Tuesday, January 29, 2013

Life in Layers


Before I wrote "The Tin Box", I didn't have a clue as to how to go about writing a novel.  I was under the impression that you started out with an idea of how it was going to go, you started writing and then you wrote until you got to the end . . . not so. 

In real life, that's how it’s done.  You start out with a plan, you move forward, and you keep going until the end.  But when you are writing, you can go back for do-overs.  Imagine what it would be like if at 40 you could say, "Gee, it would have been good if I had gone to law school when I was 22." and then you go back to being 22, go to law school, and change your present/future.  Unfortunately, that isn't the way life works.  But when you are writing, it's exactly how it works. 

You’re writing a novel and you get to chapter 40 and say, "Gee, it would have been good if I had my character go to law school in Chapter 22." and then you do go back to chapter 22 and send your character to law school.  That one change sets a whole avalanche of changes in the following chapters.  But that isn't the only way novels are written in layers.

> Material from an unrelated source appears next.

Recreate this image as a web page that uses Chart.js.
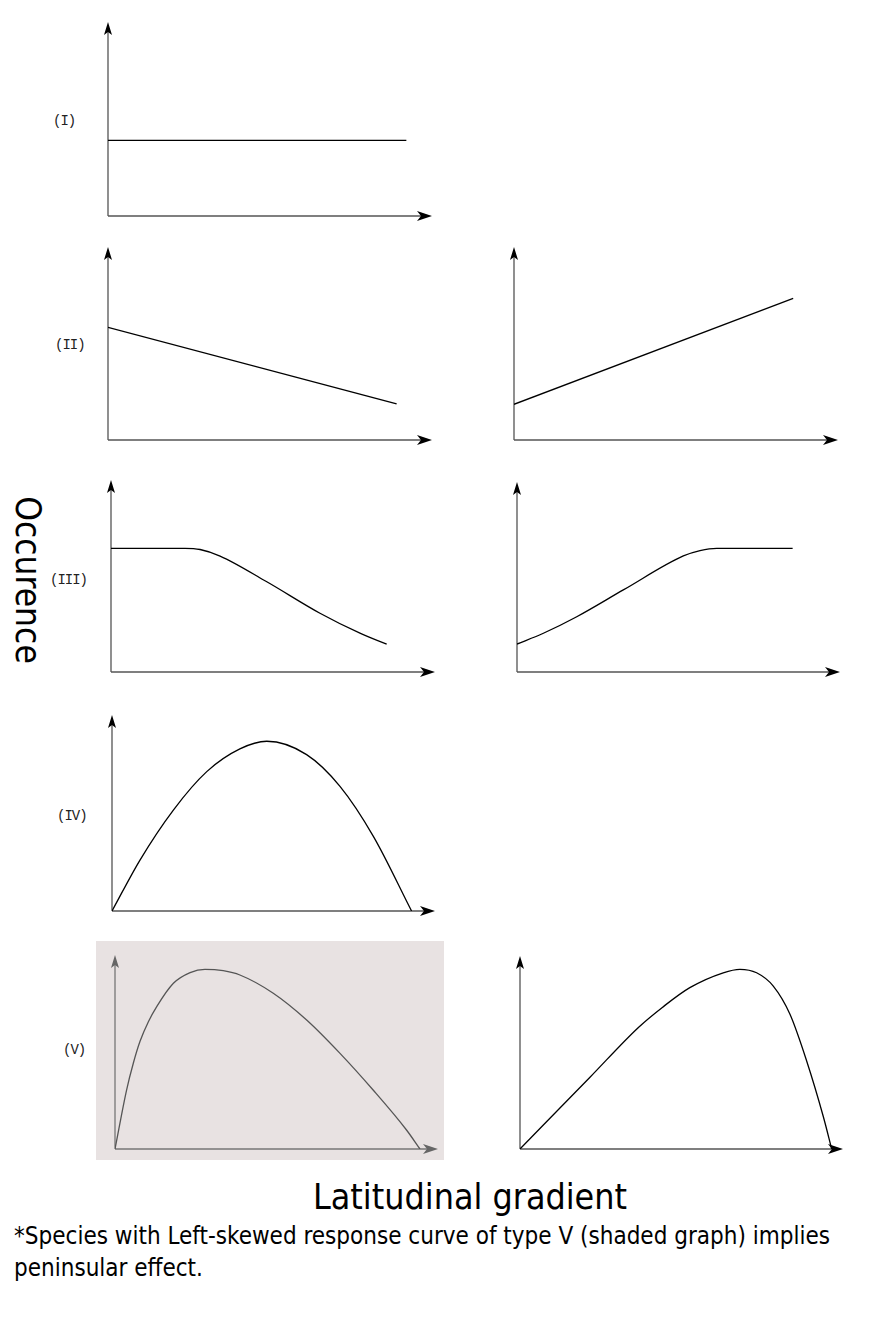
<!DOCTYPE html>
<html>
<head>
<meta charset="utf-8">
<script src="https://cdn.jsdelivr.net/npm/chart.js@4.4.1/dist/chart.umd.min.js"></script>
<style>
  html, body { margin: 0; padding: 0; background: #fff; }
  #page { position: relative; width: 870px; height: 1323px; overflow: hidden; }
  canvas { position: absolute; }
  .lbl { position: absolute; font-family: "Liberation Mono", "DejaVu Sans Mono", monospace; font-size: 14px;
         letter-spacing: -1px; color: #222; line-height: 16px; }
  .shade { position: absolute; background: #e8e2e2; }
  .cond { font-family: "DejaVu Sans Condensed", "DejaVu Sans", sans-serif; font-stretch: condensed; color: #000; white-space: nowrap; }
  #ylab { position: absolute; left: 28px; top: 580px; transform: translate(-50%, -50%) rotate(90deg); font-size: 35px; }
  #xlab { position: absolute; left: 313px; top: 1175px; font-size: 35.5px; line-height: 44px; }
  #note { position: absolute; left: 14px; top: 1220px; font-size: 24px; line-height: 32px; }
</style>
</head>
<body>
<div id="page">
  <div class="shade" style="left:96px; top:941px; width:348px; height:219px;"></div>
  <div id="ylab" class="cond">Occurence</div>
  <div id="xlab" class="cond">Latitudinal gradient</div>
  <div id="note" class="cond">*Species with Left-skewed response curve of type V (shaded graph) implies<br>peninsular effect.</div>
</div>
<script>
// response curves: x = position along the latitudinal gradient (0..12), y = occurrence (0..10)
const typeI      = [{x: 0, y: 3.9}, {x: 11.05, y: 3.9}];
const typeIIdown = [{x: 0, y: 5.84}, {x: 10.69, y: 1.87}];
const typeIIup   = [{x: 0, y: 1.85}, {x: 10.34, y: 7.34}];
const typeIIIdown = [
    {x: 0, y: 6.44}, {x: 2.74, y: 6.44}, {x: 3.30, y: 6.38}, {x: 4.04, y: 6.04},
    {x: 5.77, y: 4.70}, {x: 7.74, y: 3.06}, {x: 9.22, y: 2.02}, {x: 10.21, y: 1.45}
];
const typeIIIup = [
    {x: 0, y: 1.47}, {x: 0.98, y: 2.04}, {x: 2.22, y: 2.91}, {x: 3.95, y: 4.32},
    {x: 6.18, y: 6.11}, {x: 6.80, y: 6.39}, {x: 7.42, y: 6.51}, {x: 10.24, y: 6.51}
];
const typeIV = [
    {x: 0, y: 0}, {x: 1.04, y: 2.60}, {x: 2.28, y: 5.15}, {x: 3.52, y: 7.11},
    {x: 4.75, y: 8.27}, {x: 5.75, y: 8.66}, {x: 7.23, y: 7.98}, {x: 8.47, y: 6.36},
    {x: 9.71, y: 3.81}, {x: 11.13, y: 0}
];
const typeVleft = [
    {x: 0, y: 0}, {x: 0.43, y: 3.04}, {x: 0.68, y: 4.42}, {x: 0.93, y: 5.55},
    {x: 1.24, y: 6.56}, {x: 1.55, y: 7.34}, {x: 2.17, y: 8.54}, {x: 2.79, y: 9.09},
    {x: 3.34, y: 9.26}, {x: 4.02, y: 9.19}, {x: 4.64, y: 8.97}, {x: 5.88, y: 8.03},
    {x: 7.12, y: 6.65}, {x: 8.36, y: 4.93}, {x: 9.59, y: 3.04}, {x: 10.83, y: 0.98},
    {x: 11.33, y: 0}
];
const typeVright = [
    {x: 0, y: 0}, {x: 2.60, y: 3.72}, {x: 4.40, y: 6.30}, {x: 5.30, y: 7.35},
    {x: 6.31, y: 8.36}, {x: 7.55, y: 9.13}, {x: 8.17, y: 9.31}, {x: 8.79, y: 9.13},
    {x: 9.41, y: 8.44}, {x: 10.03, y: 6.98}, {x: 10.65, y: 4.56}, {x: 11.27, y: 1.67},
    {x: 11.58, y: 0}
];
const xMax = 12;
const yMax = 10;

const typeLabels = ['(I)', '(II)', '(III)', '(IV)', '(V)'];

// where each little graph sits on the page: axis origin and arrow tips
const panels = [
    { data: typeI,       ox: 108, oy: 216,  tx: 432, ty: 22 },
    { data: typeIIdown,  ox: 108, oy: 440,  tx: 432, ty: 247 },
    { data: typeIIup,    ox: 514, oy: 440,  tx: 838, ty: 247 },
    { data: typeIIIdown, ox: 111, oy: 672,  tx: 435, ty: 480, smooth: true },
    { data: typeIIIup,   ox: 517, oy: 672,  tx: 840, ty: 482, smooth: true },
    { data: typeIV,      ox: 112, oy: 911,  tx: 435, ty: 715, smooth: true },
    { data: typeVleft,   ox: 115, oy: 1149, tx: 438, ty: 955, smooth: true, grey: true },
    { data: typeVright,  ox: 520, oy: 1149, tx: 843, ty: 956, smooth: true }
];
const labelPos = [[53, 121], [55, 345], [50, 580], [57, 816], [63, 1050]];

const page = document.getElementById('page');
typeLabels.forEach(function (t, i) {
    const d = document.createElement('div');
    d.className = 'lbl';
    d.textContent = t;
    d.style.left = labelPos[i][0] + 'px';
    d.style.top = (labelPos[i][1] - 8) + 'px';
    page.appendChild(d);
});

// axes with arrow heads, drawn from the chart's own scales
const arrowAxes = {
    id: 'arrowAxes',
    beforeDatasetsDraw(chart, args, opts) {
        const ctx = chart.ctx;
        const xs = chart.scales.x, ys = chart.scales.y;
        const x0 = xs.getPixelForValue(0), x1 = xs.getPixelForValue(xMax);
        const y0 = ys.getPixelForValue(0), y1 = ys.getPixelForValue(yMax);
        ctx.save();
        ctx.strokeStyle = opts.lineColor;
        ctx.lineWidth = 1.3;
        ctx.beginPath();
        ctx.moveTo(x0, y0); ctx.lineTo(x1 - 8, y0);
        ctx.moveTo(x0, y0); ctx.lineTo(x0, y1 + 8);
        ctx.stroke();
        ctx.fillStyle = opts.headColor;
        ctx.beginPath();
        ctx.moveTo(x1, y0);
        ctx.lineTo(x1 - 15, y0 - 5);
        ctx.lineTo(x1 - 11, y0);
        ctx.lineTo(x1 - 15, y0 + 5);
        ctx.closePath();
        ctx.fill();
        ctx.beginPath();
        ctx.moveTo(x0, y1);
        ctx.lineTo(x0 - 4, y1 + 13);
        ctx.lineTo(x0, y1 + 10);
        ctx.lineTo(x0 + 4, y1 + 13);
        ctx.closePath();
        ctx.fill();
        ctx.restore();
    }
};

const pad = 8;
panels.forEach(function (p) {
    const c = document.createElement('canvas');
    const w = (p.tx - p.ox) + 2 * pad;
    const h = (p.oy - p.ty) + 2 * pad;
    c.width = w; c.height = h;
    c.style.left = (p.ox - pad) + 'px';
    c.style.top = (p.ty - pad) + 'px';
    c.style.width = w + 'px';
    c.style.height = h + 'px';
    page.appendChild(c);

    new Chart(c.getContext('2d'), {
        type: 'line',
        data: {
            datasets: [{
                data: p.data,
                borderColor: p.grey ? '#555' : '#000',
                borderWidth: 1.3,
                pointRadius: 0,
                fill: false,
                cubicInterpolationMode: p.smooth ? 'monotone' : 'default',
                tension: 0
            }]
        },
        options: {
            responsive: false,
            animation: false,
            devicePixelRatio: 1,
            layout: { padding: pad },
            plugins: {
                legend: { display: false },
                tooltip: { enabled: false },
                arrowAxes: {
                    lineColor: p.grey ? '#777' : '#555',
                    headColor: p.grey ? '#666' : '#000'
                }
            },
            scales: {
                x: { type: 'linear', min: 0, max: xMax, display: false },
                y: { type: 'linear', min: 0, max: yMax, display: false }
            }
        },
        plugins: [arrowAxes]
    });
});
</script>
</body>
</html>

There are layers of depth in novels.  There is a surface story, there is an underlying message to the story, there are themes and motifs, there may be elements of suspense and intrigue, there may be a backstory, and there may be some history woven in to the story where historical research is necessary.  All of these pieces come together as layers in a novel.  You work on developing one and then go back and build in another, and another, and another. 

 Finally, the characters develop in layers.  Their personalities evolve as the story is told and what was a simple character at the beginning of the story ends up being a multi-dimensional character by the end.  An author has to go back and build those elements into the earlier development of the character so that the character can appear to be complex from the beginning.

When all the layers finally come together and the individual threads weave into a story, sometimes even the author is surprised by how it all turns out!